### [Description of the task]
Repeat exactly, and only, the lines from the one that contains "Convert this chart to Apache ECharts code." through the one that contains "24.35, 24.48, 24.9]", both ends included.

### [Extracted data entries]

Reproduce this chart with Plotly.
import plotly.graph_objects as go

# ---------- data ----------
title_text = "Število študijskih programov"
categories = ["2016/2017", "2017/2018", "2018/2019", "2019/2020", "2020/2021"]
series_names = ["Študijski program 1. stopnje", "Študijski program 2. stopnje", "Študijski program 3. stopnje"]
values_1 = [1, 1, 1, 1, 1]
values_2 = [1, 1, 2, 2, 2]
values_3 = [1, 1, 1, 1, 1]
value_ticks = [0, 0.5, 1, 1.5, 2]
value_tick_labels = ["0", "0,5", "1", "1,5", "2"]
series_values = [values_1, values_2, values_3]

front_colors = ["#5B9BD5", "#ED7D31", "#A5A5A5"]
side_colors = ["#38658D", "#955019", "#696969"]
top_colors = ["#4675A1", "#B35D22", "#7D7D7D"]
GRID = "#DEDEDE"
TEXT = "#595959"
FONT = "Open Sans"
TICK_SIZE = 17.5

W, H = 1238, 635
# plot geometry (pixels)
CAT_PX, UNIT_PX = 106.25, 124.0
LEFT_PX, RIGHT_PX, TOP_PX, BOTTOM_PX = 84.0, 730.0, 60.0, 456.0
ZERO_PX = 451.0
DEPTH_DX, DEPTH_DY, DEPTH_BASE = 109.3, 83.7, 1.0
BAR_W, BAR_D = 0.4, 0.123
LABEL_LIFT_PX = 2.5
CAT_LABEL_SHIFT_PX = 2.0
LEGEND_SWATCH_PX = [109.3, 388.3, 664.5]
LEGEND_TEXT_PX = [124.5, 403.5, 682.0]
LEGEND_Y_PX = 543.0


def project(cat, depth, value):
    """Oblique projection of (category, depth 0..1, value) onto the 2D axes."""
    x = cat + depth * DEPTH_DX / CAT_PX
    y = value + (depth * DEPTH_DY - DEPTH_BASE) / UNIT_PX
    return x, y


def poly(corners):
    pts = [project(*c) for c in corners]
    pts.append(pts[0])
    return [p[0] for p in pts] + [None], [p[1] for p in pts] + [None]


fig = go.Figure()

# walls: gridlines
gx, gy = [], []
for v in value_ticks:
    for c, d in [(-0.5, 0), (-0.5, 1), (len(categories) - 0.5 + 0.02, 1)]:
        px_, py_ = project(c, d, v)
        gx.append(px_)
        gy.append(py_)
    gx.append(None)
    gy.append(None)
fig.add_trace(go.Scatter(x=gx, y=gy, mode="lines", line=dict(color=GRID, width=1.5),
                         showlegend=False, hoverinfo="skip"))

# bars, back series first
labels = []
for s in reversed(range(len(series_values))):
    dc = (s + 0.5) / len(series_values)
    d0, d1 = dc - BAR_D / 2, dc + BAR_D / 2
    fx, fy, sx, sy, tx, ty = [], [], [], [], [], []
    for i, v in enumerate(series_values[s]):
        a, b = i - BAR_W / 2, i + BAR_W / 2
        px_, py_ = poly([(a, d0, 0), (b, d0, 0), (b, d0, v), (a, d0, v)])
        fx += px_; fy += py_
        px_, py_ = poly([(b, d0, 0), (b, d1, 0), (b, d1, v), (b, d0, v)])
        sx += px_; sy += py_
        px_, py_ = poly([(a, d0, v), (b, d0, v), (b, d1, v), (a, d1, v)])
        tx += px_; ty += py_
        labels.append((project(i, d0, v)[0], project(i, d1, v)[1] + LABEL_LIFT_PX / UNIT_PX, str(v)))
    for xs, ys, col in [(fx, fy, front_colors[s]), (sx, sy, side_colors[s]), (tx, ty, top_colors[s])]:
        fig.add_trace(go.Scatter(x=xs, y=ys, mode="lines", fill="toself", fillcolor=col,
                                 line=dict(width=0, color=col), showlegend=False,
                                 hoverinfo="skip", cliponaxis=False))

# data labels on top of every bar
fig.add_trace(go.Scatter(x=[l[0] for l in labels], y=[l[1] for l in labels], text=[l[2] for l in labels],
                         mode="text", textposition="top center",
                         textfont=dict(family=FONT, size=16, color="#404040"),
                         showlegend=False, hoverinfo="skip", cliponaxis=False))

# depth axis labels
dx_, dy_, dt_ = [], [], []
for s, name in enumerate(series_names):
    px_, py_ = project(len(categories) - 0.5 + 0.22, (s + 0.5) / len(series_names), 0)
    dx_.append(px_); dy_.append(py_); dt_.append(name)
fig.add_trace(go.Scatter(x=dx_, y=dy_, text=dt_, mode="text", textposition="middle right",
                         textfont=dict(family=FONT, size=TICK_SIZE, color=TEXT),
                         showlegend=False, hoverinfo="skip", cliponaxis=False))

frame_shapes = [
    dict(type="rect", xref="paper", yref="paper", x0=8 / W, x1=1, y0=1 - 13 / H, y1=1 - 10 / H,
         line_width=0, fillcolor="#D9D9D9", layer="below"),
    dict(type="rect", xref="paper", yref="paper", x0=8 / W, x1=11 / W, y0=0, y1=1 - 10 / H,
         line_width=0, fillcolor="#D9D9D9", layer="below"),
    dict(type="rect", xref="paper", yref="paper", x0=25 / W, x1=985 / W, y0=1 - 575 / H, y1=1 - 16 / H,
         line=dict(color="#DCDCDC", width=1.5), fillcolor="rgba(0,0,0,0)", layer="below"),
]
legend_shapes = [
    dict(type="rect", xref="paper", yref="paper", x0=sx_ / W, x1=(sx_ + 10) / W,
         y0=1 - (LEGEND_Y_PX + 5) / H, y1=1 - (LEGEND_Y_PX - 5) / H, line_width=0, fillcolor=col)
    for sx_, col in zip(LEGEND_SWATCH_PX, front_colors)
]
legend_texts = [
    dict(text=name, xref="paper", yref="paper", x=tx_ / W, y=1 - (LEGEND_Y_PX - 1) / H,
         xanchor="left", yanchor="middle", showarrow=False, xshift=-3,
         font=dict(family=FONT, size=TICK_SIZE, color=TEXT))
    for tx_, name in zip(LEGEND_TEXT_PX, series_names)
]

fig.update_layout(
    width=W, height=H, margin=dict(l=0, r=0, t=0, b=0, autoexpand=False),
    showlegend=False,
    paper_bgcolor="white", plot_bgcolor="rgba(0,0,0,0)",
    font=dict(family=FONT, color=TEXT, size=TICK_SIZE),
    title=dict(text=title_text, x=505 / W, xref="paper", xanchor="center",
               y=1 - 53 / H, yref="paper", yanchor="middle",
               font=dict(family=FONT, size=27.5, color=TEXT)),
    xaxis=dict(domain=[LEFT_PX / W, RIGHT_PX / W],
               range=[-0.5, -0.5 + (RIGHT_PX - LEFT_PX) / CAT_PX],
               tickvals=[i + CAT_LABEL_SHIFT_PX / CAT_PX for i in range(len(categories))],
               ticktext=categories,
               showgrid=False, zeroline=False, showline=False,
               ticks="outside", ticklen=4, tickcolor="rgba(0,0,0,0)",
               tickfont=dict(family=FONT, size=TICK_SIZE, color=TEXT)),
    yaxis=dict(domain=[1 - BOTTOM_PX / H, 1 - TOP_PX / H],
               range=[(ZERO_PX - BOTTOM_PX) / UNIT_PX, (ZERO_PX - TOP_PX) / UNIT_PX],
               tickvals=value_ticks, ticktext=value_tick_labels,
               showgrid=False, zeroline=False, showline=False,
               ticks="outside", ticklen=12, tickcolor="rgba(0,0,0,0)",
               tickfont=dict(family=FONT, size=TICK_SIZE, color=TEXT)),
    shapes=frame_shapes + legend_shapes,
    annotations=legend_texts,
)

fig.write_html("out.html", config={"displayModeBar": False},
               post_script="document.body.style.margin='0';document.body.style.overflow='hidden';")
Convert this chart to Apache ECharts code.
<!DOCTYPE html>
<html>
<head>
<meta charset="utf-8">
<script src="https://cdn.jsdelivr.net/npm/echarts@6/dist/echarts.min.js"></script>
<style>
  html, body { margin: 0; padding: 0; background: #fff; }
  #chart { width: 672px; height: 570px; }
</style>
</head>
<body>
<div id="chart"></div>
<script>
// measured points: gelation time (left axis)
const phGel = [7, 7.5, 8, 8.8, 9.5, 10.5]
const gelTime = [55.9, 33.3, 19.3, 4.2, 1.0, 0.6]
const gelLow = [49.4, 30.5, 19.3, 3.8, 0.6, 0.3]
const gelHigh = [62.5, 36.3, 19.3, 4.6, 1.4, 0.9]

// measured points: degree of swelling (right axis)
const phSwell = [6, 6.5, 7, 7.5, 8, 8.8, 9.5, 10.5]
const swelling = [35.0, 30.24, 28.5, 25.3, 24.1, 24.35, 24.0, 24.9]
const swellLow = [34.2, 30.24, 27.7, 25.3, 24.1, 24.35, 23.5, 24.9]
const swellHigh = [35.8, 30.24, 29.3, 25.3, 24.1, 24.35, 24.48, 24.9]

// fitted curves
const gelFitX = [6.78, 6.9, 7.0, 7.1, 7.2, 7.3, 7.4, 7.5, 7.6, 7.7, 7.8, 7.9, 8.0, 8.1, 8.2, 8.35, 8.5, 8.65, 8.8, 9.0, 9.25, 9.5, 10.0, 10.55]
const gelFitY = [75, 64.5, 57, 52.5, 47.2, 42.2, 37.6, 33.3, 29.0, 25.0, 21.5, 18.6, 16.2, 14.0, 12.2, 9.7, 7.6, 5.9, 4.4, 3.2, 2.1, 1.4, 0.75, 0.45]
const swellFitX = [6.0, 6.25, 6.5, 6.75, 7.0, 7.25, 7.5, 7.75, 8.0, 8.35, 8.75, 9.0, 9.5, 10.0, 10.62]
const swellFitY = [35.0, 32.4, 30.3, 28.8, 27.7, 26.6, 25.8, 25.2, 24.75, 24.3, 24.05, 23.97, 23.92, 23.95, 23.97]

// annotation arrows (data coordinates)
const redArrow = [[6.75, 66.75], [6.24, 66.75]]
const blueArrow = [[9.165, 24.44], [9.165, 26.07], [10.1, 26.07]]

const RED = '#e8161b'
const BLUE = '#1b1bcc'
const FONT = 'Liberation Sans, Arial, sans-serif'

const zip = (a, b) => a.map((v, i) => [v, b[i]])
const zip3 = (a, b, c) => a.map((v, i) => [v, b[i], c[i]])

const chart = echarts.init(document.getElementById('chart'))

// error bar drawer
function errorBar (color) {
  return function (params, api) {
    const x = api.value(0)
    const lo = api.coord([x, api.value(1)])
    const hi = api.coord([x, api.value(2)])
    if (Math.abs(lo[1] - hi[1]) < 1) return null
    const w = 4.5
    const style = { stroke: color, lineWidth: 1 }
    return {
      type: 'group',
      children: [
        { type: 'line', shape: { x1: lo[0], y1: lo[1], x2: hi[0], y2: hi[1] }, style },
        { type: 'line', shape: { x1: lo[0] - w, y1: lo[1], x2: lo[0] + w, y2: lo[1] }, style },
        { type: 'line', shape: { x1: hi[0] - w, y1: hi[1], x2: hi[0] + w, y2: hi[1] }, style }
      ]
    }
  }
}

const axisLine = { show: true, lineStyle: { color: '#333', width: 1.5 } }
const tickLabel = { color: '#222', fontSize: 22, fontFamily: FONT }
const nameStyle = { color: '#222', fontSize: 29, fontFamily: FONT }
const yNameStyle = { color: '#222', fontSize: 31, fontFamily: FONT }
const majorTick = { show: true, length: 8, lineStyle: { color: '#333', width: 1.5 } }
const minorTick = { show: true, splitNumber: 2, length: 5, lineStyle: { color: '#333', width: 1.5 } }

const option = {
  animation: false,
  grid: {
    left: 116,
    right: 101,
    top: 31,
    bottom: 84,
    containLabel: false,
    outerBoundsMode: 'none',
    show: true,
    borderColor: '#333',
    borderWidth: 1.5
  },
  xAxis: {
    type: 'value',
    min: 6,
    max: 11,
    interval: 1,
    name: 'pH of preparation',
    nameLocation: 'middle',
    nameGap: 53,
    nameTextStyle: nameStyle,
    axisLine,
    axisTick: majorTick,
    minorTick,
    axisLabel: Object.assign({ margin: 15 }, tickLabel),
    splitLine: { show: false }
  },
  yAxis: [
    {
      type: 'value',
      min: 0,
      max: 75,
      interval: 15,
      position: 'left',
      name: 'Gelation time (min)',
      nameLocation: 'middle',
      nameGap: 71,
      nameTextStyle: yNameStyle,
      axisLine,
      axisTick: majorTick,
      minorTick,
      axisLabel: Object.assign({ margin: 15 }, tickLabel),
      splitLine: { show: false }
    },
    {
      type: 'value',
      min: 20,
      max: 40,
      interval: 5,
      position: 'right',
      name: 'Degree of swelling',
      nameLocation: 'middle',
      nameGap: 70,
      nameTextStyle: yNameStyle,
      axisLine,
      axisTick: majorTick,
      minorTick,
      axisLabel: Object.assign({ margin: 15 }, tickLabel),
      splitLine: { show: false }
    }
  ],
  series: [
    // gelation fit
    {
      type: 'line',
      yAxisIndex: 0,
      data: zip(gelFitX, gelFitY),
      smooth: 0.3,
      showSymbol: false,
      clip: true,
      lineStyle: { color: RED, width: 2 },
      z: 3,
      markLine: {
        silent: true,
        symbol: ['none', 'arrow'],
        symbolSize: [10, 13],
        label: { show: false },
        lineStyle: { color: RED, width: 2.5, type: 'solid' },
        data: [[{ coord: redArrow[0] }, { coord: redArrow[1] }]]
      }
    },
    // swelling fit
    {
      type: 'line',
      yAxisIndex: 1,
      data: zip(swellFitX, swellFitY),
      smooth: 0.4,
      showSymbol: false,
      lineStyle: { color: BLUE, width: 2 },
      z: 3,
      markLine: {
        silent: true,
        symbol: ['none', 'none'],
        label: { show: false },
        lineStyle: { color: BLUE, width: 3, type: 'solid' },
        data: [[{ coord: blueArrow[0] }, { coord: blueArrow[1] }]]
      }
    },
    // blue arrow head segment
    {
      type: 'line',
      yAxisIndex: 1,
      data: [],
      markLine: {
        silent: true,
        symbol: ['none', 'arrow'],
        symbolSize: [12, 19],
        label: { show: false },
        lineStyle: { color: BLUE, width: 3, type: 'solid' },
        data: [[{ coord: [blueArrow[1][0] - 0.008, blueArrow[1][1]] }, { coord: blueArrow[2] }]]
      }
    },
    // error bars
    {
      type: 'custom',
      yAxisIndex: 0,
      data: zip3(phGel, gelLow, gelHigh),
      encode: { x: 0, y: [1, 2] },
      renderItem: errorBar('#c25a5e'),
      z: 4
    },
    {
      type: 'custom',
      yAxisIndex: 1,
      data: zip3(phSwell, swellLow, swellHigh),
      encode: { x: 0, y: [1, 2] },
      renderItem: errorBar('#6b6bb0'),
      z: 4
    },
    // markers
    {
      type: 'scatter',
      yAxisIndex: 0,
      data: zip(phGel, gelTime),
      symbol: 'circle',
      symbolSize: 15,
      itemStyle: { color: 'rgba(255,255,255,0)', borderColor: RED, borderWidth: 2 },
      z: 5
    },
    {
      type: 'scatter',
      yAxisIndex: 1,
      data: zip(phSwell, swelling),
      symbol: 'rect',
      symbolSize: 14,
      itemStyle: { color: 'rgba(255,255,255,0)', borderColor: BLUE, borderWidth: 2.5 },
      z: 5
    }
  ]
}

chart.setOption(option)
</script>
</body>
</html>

### [Full answer]
Convert this chart to Apache ECharts code.
<!DOCTYPE html>
<html>
<head>
<meta charset="utf-8">
<script src="https://cdn.jsdelivr.net/npm/echarts@6/dist/echarts.min.js"></script>
<style>
  html, body { margin: 0; padding: 0; background: #fff; }
  #chart { width: 672px; height: 570px; }
</style>
</head>
<body>
<div id="chart"></div>
<script>
// measured points: gelation time (left axis)
const phGel = [7, 7.5, 8, 8.8, 9.5, 10.5]
const gelTime = [55.9, 33.3, 19.3, 4.2, 1.0, 0.6]
const gelLow = [49.4, 30.5, 19.3, 3.8, 0.6, 0.3]
const gelHigh = [62.5, 36.3, 19.3, 4.6, 1.4, 0.9]

// measured points: degree of swelling (right axis)
const phSwell = [6, 6.5, 7, 7.5, 8, 8.8, 9.5, 10.5]
const swelling = [35.0, 30.24, 28.5, 25.3, 24.1, 24.35, 24.0, 24.9]
const swellLow = [34.2, 30.24, 27.7, 25.3, 24.1, 24.35, 23.5, 24.9]
const swellHigh = [35.8, 30.24, 29.3, 25.3, 24.1, 24.35, 24.48, 24.9]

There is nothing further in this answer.